#### WHAT NEEDS TO BE DONE:
Your output is the lines from the first one to the one containing "const xIdx = categories.map((_, i) => i);", repeated exactly, with images left out.
####################
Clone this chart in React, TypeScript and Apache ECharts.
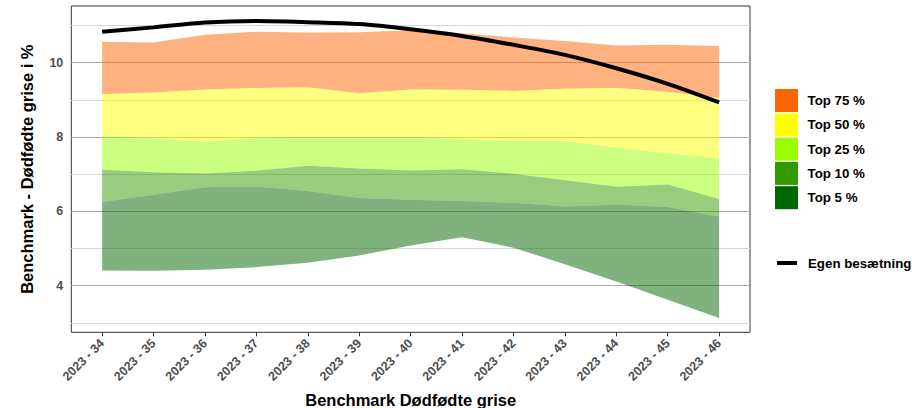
import React, { useEffect, useRef } from "react";
import * as echarts from "echarts";

const categories = [
  "2023 - 34", "2023 - 35", "2023 - 36", "2023 - 37", "2023 - 38", "2023 - 39", "2023 - 40",
  "2023 - 41", "2023 - 42", "2023 - 43", "2023 - 44", "2023 - 45", "2023 - 46",
];

// Band boundaries (values in %)
const lowerBound = [4.41, 4.40, 4.43, 4.50, 4.62, 4.81, 5.08, 5.30, 5.02, 4.58, 4.11, 3.62, 3.13];
const top5Upper = [6.25, 6.45, 6.65, 6.67, 6.55, 6.36, 6.31, 6.28, 6.23, 6.13, 6.18, 6.12, 5.86];
const top10Upper = [7.12, 7.05, 7.02, 7.09, 7.23, 7.15, 7.10, 7.13, 7.01, 6.84, 6.66, 6.72, 6.33];
const top25Upper = [8.03, 7.96, 7.87, 7.97, 8.00, 8.00, 8.00, 7.93, 7.90, 7.89, 7.71, 7.56, 7.42];
const top50Upper = [9.15, 9.20, 9.28, 9.32, 9.34, 9.18, 9.28, 9.27, 9.24, 9.30, 9.32, 9.22, 9.05];
const top75Upper = [10.56, 10.54, 10.75, 10.83, 10.81, 10.82, 10.87, 10.79, 10.68, 10.58, 10.46, 10.48, 10.45];
const ownHerd = [10.83, 10.95, 11.08, 11.12, 11.09, 11.04, 10.90, 10.72, 10.48, 10.21, 9.85, 9.43, 8.93];

const bandNames = ["Top 75 %", "Top 50 %", "Top 25 %", "Top 10 %", "Top 5 %"];
const bandColors = ["#FF6600", "#FFFF00", "#99FF00", "#339900", "#006600"];
const lineName = "Egen besætning";

const yLabelValues = [4, 6, 8, 10];
const yMinorGrid = [3, 5, 7, 9, 11];

const FONT = "'Liberation Sans', Arial, Helvetica, sans-serif";

const xIdx = categories.map((_, i) => i);

function bandSeries(name: string, lower: number[], upper: number[], color: string) {
  const fill = echarts.color.modifyAlpha(color, 0.5);
  return {
    type: "custom",
    name,
    z: 2,
    silent: true,
    data: lower.map((lo, i) => [i, lo, upper[i]]),
    encode: { x: 0, y: [1, 2] },
    renderItem: (params: any, api: any) => {
      if (params.dataIndex !== 0) return null;
      const top = upper.map((v, i) => api.coord([i, v]));
      const bottom = lower.map((v, i) => api.coord([i, v])).reverse();
      return {
        type: "polygon",
        shape: { points: top.concat(bottom) },
        style: { fill },
        silent: true,
      };
    },
  };
}

export default function App() {
  const ref = useRef<HTMLDivElement>(null);

  useEffect(() => {
    const chart = echarts.init(ref.current!, null, { renderer: "svg" });

    const bounds = [top75Upper, top50Upper, top25Upper, top10Upper, top5Upper, lowerBound];
    const bands = bandNames.map((n, k) => bandSeries(n, bounds[k + 1], bounds[k], bandColors[k]));

    const legendX = 775;
    const legendY = 89;
    const pitch = 24.3;
    const legendGraphics: any[] = [];
    bandNames.forEach((n, k) => {
      legendGraphics.push({
        type: "rect",
        left: legendX,
        top: legendY + k * pitch,
        shape: { width: 23, height: 23 },
        style: { fill: bandColors[k] },
      });
      legendGraphics.push({
        type: "text",
        x: 807.5,
        y: legendY + k * pitch + 11.5,
        style: {
          text: n,
          fill: "#000",
          font: `bold 13.3px ${FONT}`,
          verticalAlign: "middle",
          align: "left",
        },
      });
    });
    legendGraphics.push({
      type: "rect",
      left: 777,
      top: 261,
      shape: { width: 20, height: 4 },
      style: { fill: "#000" },
    });
    legendGraphics.push({
      type: "text",
      x: 808,
      y: 263,
      style: {
        text: lineName,
        fill: "#000",
        font: `bold 13.3px ${FONT}`,
        verticalAlign: "middle",
        align: "left",
      },
    });

    const gridLines = [
      ...yMinorGrid.map((v) => ({ yAxis: v, lineStyle: { color: "#d6d6d6", width: 1, type: "solid" } })),
      ...yLabelValues.map((v) => ({ yAxis: v, lineStyle: { color: "#a8a8a8", width: 1.1, type: "solid" } })),
    ];

    chart.setOption({
      animation: false,
      textStyle: { fontFamily: FONT },
      grid: {
        left: 71.3,
        right: 162,
        top: 6,
        bottom: 75.7,
        show: true,
        borderColor: "#333333",
        borderWidth: 1,
        backgroundColor: "#ffffff",
        containLabel: false,
        outerBoundsMode: "none",
      },
      xAxis: {
        type: "value",
        min: -0.6,
        max: 12.6,
        splitLine: { show: false },
        axisLine: { show: false },
        axisTick: { show: true, customValues: xIdx, length: 4, lineStyle: { color: "#333333" } },
        axisLabel: {
          customValues: xIdx,
          formatter: (v: number) => categories[Math.round(v)] ?? "",
          rotate: 45,
          margin: 9,
          color: "#4D4D4D",
          fontWeight: "bold",
          fontSize: 12.5,
          fontFamily: FONT,
        },
        name: "Benchmark Dødfødte grise",
        nameLocation: "middle",
        nameGap: 59,
        nameTextStyle: { color: "#000", fontWeight: "bold", fontSize: 16.5, fontFamily: FONT },
      },
      yAxis: {
        type: "value",
        min: 2.746,
        max: 11.525,
        splitLine: { show: false },
        axisLine: { show: false },
        axisTick: { show: true, customValues: yLabelValues, length: 4.5, lineStyle: { color: "#333333" } },
        axisLabel: {
          customValues: yLabelValues,
          margin: 8,
          color: "#4D4D4D",
          fontWeight: "bold",
          fontSize: 12.5,
          fontFamily: FONT,
        },
        name: "Benchmark - Dødfødte grise i %",
        nameLocation: "middle",
        nameRotate: 90,
        nameGap: 35.5,
        nameTextStyle: { color: "#000", fontWeight: "bold", fontSize: 16.5, fontFamily: FONT },
      },
      graphic: legendGraphics,
      series: [
        ...bands,
        {
          type: "line",
          name: lineName,
          data: ownHerd.map((v, i) => [i, v]),
          smooth: 0.3,
          symbol: "none",
          lineStyle: { color: "#000000", width: 4 },
          z: 5,
          silent: true,
          markLine: {
            silent: true,
            z: 1,
            symbol: ["none", "none"],
            label: { show: false },
            emphasis: { disabled: true },
            data: gridLines,
          },
        },
      ],
    });

    return () => chart.dispose();
  }, []);

  return (
    <div
      ref={ref}
      style={{ position: "absolute", left: 0, top: 0, width: 912, height: 408 }}
    />
  );
}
####################
#### CORRECT OUTPUT:
Clone this chart in React, TypeScript and Apache ECharts.
import React, { useEffect, useRef } from "react";
import * as echarts from "echarts";

const categories = [
  "2023 - 34", "2023 - 35", "2023 - 36", "2023 - 37", "2023 - 38", "2023 - 39", "2023 - 40",
  "2023 - 41", "2023 - 42", "2023 - 43", "2023 - 44", "2023 - 45", "2023 - 46",
];

// Band boundaries (values in %)
const lowerBound = [4.41, 4.40, 4.43, 4.50, 4.62, 4.81, 5.08, 5.30, 5.02, 4.58, 4.11, 3.62, 3.13];
const top5Upper = [6.25, 6.45, 6.65, 6.67, 6.55, 6.36, 6.31, 6.28, 6.23, 6.13, 6.18, 6.12, 5.86];
const top10Upper = [7.12, 7.05, 7.02, 7.09, 7.23, 7.15, 7.10, 7.13, 7.01, 6.84, 6.66, 6.72, 6.33];
const top25Upper = [8.03, 7.96, 7.87, 7.97, 8.00, 8.00, 8.00, 7.93, 7.90, 7.89, 7.71, 7.56, 7.42];
const top50Upper = [9.15, 9.20, 9.28, 9.32, 9.34, 9.18, 9.28, 9.27, 9.24, 9.30, 9.32, 9.22, 9.05];
const top75Upper = [10.56, 10.54, 10.75, 10.83, 10.81, 10.82, 10.87, 10.79, 10.68, 10.58, 10.46, 10.48, 10.45];
const ownHerd = [10.83, 10.95, 11.08, 11.12, 11.09, 11.04, 10.90, 10.72, 10.48, 10.21, 9.85, 9.43, 8.93];

const bandNames = ["Top 75 %", "Top 50 %", "Top 25 %", "Top 10 %", "Top 5 %"];
const bandColors = ["#FF6600", "#FFFF00", "#99FF00", "#339900", "#006600"];
const lineName = "Egen besætning";

const yLabelValues = [4, 6, 8, 10];
const yMinorGrid = [3, 5, 7, 9, 11];

const FONT = "'Liberation Sans', Arial, Helvetica, sans-serif";

const xIdx = categories.map((_, i) => i);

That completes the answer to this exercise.